Billy was married at a young age, in her early 20s, and had two daughters. Her husband became physically violent with her after a few years of marriage, and she pursued a divorce despite her family's disapproval.

After her divorce, she attended Charles Sturt University in Australia, where she graduated with a bachelor's degree in business management in 1992.

== Activism ==
Billy is a longtime activist with various women's groups in the Solomon Islands. She helped set up the Solomon Islands National Council of Women and served as general secretary of the organization from 1984 to 1988. She also served on the board of the Solomon Islands YWCA beginning in 1979. More recently, she served as co-chair of Women's Rights Action Movement. Billy also helped establish the Family Support Centre, a secular organization working to combat violence against women and children.
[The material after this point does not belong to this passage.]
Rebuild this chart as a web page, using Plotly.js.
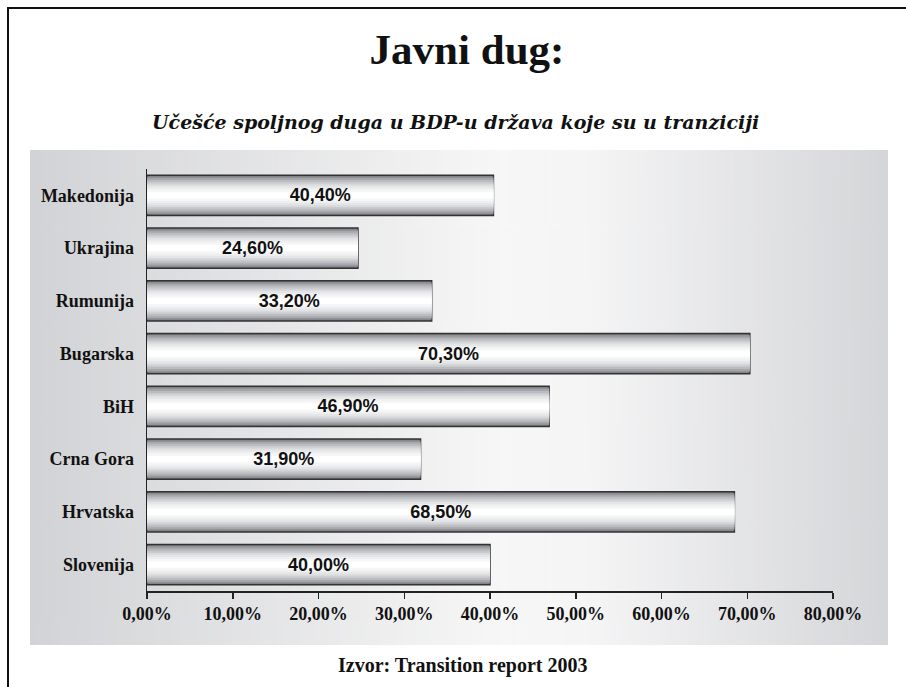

She has worked for various nongovernmental and intergovernmental organizations, including the Commonwealth Youth Programme, Save the Children Australia, and the United Nations Development Program.

== Political career ==
In the 2001 Solomon Islands general election, Billy ran for the National Parliament to represent the East Malaita constituency, in affiliation with the Solomon Islands Alliance for Change political alliance. However, she lost by just two votes to her in-law Joses Wawari Sanga. She ran again in the 2006 election but again fell short of gaining office.

Billy returned to politics in 2014, joining the People First Party as youth advisor and vice president.

== Writing ==
In addition to her activism, Billy has also worked as a journalist, including for the government's information service from 1978 to 1981. She helped found the women's information network Vois Blong Mere Solomon. Until 1982, she also hosted a radio program for the Solomon Islands Broadcasting Corporation, Olgeta Mere ("Women").

She has also written fiction, primarily short stories. In 1983, she co-edited the collection Mi Mere: Poetry and Prose by Solomon Islands Women Writers alongside Hazel Lulei and Jully Makini. The collection contains her stories "Loke" and "Against My Will."

== Personal life ==
In addition to her two daughters with her former husband, Billy has two sons with a former partner.